O consumidor sabe que paga muito juro?
Não sabe. A conta que o pessoal faz é se a prestação cabe no orçamento. É até difícil saber qual é a taxa que cobram. Tudo por causa do juro alto. O que acontece é que o consumo se expande, de uma forma perversa por parte do BC, por causa do jogo financeiro. O sujeito quer a geladeira dele. Votei no Lula, mas quem manda na economia é o presidente do Banco Central, em quem nós não votamos. Ele é do PSDB, serve aos interesses do Banco de Boston e de Washington. Ele é o czar da economia do Brasil.

O brasileiro está muito endividado? O que se deve fazer?
É um problema. Conselho do economista não adianta muito. O óbvio a fazer é comparar preço, fazer as contas dos juros. O brasileiro precisa se organizar e reivindicar uma economia com crescimento e com melhores salários. Nada adianta o sujeito barganhar se o seu salário for baixo. Por mais que a gente negocie, acaba se endividando para ter as coisas.

Na Vila Madalena, temos lojas de luxo, bares, restaurantes. Serão afetados?
Vejo um cenário otimista-realista e os dados de crescimento de emprego e de investimento, de consumo são bons. Acredito que a boemia da Vila Madalena vai continuar bem. Não será afetada.

São inúmeros os lançamentos imobiliários de alto padrão. Teremos uma crise imobiliária?
O número de milionários no Brasil está crescendo e faltam imóveis para a classe média e de baixa renda. Temos uma estrutura de riqueza e de renda concentrada. E o país tem vínculos muito fortes com o exterior, que passam também pela aplicação variada em imóveis. Isso mantém muito dinâmico o mercado de imóveis de alto luxo. Acho que vai continuar, sim.

E qual a saída para a classe média?
Acredito que, além da Caixa Econômica Federal, os bancos privados vão se interessar por esse público, e o governo vai seguir nessa direção.

Por que a reforma tributária não sai?
É briga política. Quem paga imposto no Brasil é o assalariado, que é descontado na fonte, a viúva e o débil mental.

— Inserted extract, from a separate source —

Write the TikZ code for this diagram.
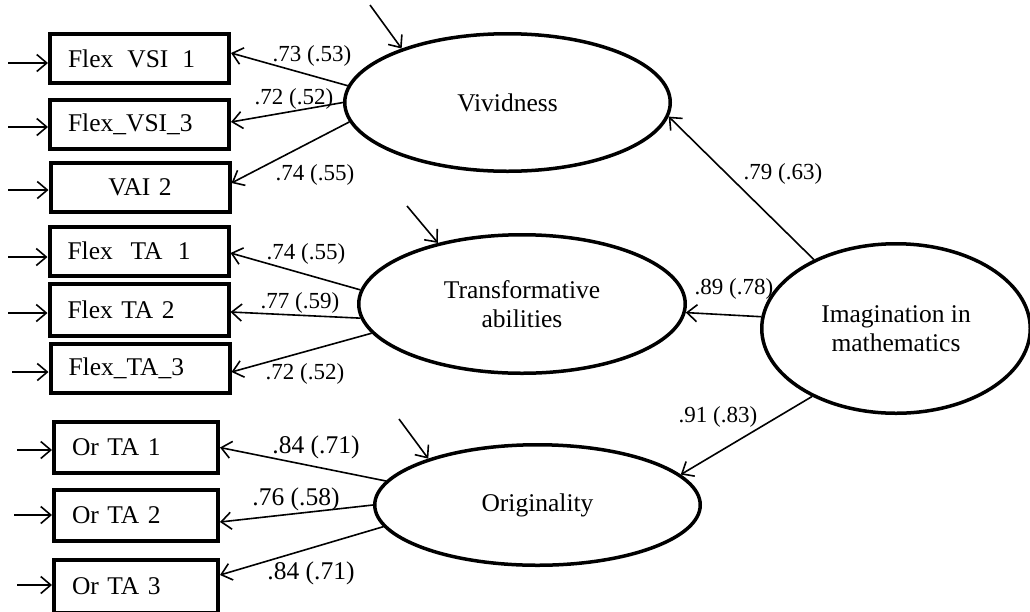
\documentclass[tikz,border=0pt]{standalone}
\usepackage{fontspec}
\setmainfont{Liberation Serif}
\usetikzlibrary{arrows.meta,shapes.geometric,calc}
\begin{document}
\begin{tikzpicture}[x=1pt,y=-1pt,
  obs/.style={draw, line width=4pt, minimum height=49pt, inner xsep=18pt, inner ysep=0pt,
    align=left, font=\fontsize{25.5}{29}\selectfont},
  lat/.style={draw, ellipse, line width=3.5pt, inner sep=0pt, align=center,
    font=\fontsize{25.5}{29}\selectfont},
  pth/.style={line width=1.6pt, -{Straight Barb[length=10pt,width=17pt,line width=1.6pt]}},
  lab/.style={inner sep=0pt, font=\fontsize{23}{27}\selectfont},
  labb/.style={inner sep=0pt, font=\fontsize{25.5}{29}\selectfont}]
\useasboundingbox (0,0) rectangle (1030,611);
\fill[white] (0,0) rectangle (1030,611);

% observed indicators
\node[obs, text width=143pt] (v1) at (139.5,58.5) {Flex\hspace{0.55em}VSI\hspace{0.55em}1};
\node[obs, text width=143pt] (v3) at (139.5,124) {Flex\_VSI\_3};
\node[obs, text width=143pt, align=center] (v2) at (140,187.5) {VAI 2};
\node[obs, text width=143pt] (t1) at (139,251) {Flex\hspace{0.7em}TA\hspace{0.6em}1};
\node[obs, text width=143pt, minimum height=52pt] (t2) at (139,310) {Flex TA 2};
\node[obs, text width=143pt] (t3) at (140,368.5) {Flex\_TA\_3};
\node[obs, text width=128pt, minimum height=51pt] (o1) at (136,447.5) {Or TA 1};
\node[obs, text width=128pt, minimum height=51pt] (o2) at (136,515.5) {Or TA 2};
\node[obs, text width=128pt, minimum height=53pt] (o3) at (136,586) {Or TA 3};

% latent variables
\node[lat, minimum width=325.5pt, minimum height=137.5pt] (viv) at (507.5,102.5) {Vividness};
\node[lat, minimum width=326.5pt, minimum height=138.5pt] (tra) at (522,304) {Transformative\\abilities};
\node[lat, minimum width=325.5pt, minimum height=120.5pt] (ori) at (537.5,505) {Originality};
\node[lat, minimum width=268.5pt, minimum height=169.5pt] (ima) at (896,328.5) {Imagination in\\mathematics};

% loadings
\draw[pth] (viv.174.7) -- ([yshift=5.5pt]v1.east);
\draw[pth] (viv.180) -- ([yshift=2pt]v3.east);
\draw[pth] (viv.187) -- ([yshift=4.5pt]v2.east);
\draw[pth] (tra.175.9) -- ([yshift=-2pt]t1.east);
\draw[pth] (tra.185.5) -- ([yshift=-2pt]t2.east);
\draw[pth] (tra.191) -- ([yshift=-3.5pt]t3.east);
\draw[pth] (ori.171.3) -- (o1.east);
\draw[pth] (ori.180) -- ([yshift=-6.5pt]o2.east);
\draw[pth] (ori.188.3) -- ([yshift=11pt]o3.east);

% structural paths
\draw[pth] (ima.140) -- (viv.355.5);
\draw[pth] (ima.175.6) -- (tra.357);
\draw[pth] (ima.219) -- (ori.12.7);

% disturbances
\coordinate (dv) at (370,5);
\coordinate (dt) at (407,206);
\coordinate (do) at (399,419);
\draw[pth] (dv) -- (viv.153);
\draw[pth] (dt) -- (tra.144.3);
\draw[pth] (do) -- (ori.157.8);

% error terms
\coordinate (ev1) at (8,63);
\coordinate (ev3) at (8,127);
\coordinate (ev2) at (8,190);
\coordinate (et1) at (8,257);
\coordinate (et2) at (8,313);
\coordinate (et3) at (12,372);
\coordinate (eo1) at (17,450);
\coordinate (eo2) at (14,515);
\coordinate (eo3) at (17,585);
\draw[pth] (ev1) -- (ev1 -| v1.west);
\draw[pth] (ev3) -- (ev3 -| v3.west);
\draw[pth] (ev2) -- (ev2 -| v2.west);
\draw[pth] (et1) -- (et1 -| t1.west);
\draw[pth] (et2) -- (et2 -| t2.west);
\draw[pth] (et3) -- (et3 -| t3.west);
\draw[pth] (eo1) -- (eo1 -| o1.west);
\draw[pth] (eo2) -- (eo2 -| o2.west);
\draw[pth] (eo3) -- (eo3 -| o3.west);

% labels
\node[lab] (l1) at (312,56) {.73 (.53)};
\node[lab] (l2) at (294,99) {.72 (.52)};
\node[lab] (l3) at (315,175) {.74 (.55)};
\node[lab] (l4) at (306,254) {.74 (.55)};
\node[lab] (l5) at (300,303) {.77 (.59)};
\node[lab] (l6) at (305,374) {.72 (.52)};
\node[labb] (l7) at (316,447) {.84 (.71)};
\node[labb] (l8) at (296,499) {.76 (.58)};
\node[labb] (l9) at (311,573) {.84 (.71)};
\node[lab] (l10) at (783,174) {.79 (.63)};
\node[lab] (l11) at (734,289) {.89 (.78)};
\node[lab] (l12) at (718,417) {.91 (.83)};
\end{tikzpicture}
\end{document}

Os ricos pagam pouco imposto. Tanto para o rico como para o pobre o imposto é o mesmo quando você vai comprar um refrigerante. Os lucros de bancos são fantásticos e o que pagam de imposto é ridículo.

Nossas elites estão preocupadas com isso tudo?
Não temos uma elite nacional preocupada com o país. Tivemos uma elite militar que teve certa preocupação com o país, impôs uma ditadura e isso não quero, sou contra. Nós nos internacionalizamos. Precisamos construir um projeto nacional que tenha interesses no país, acima dos interesses privados. Com Collor e FHC ficou claro que era para internacionalizar o país para valer. Com o Lula vinha a esperança e ele fez uma opção que não foi por aí e também não teve aliados para construir isso.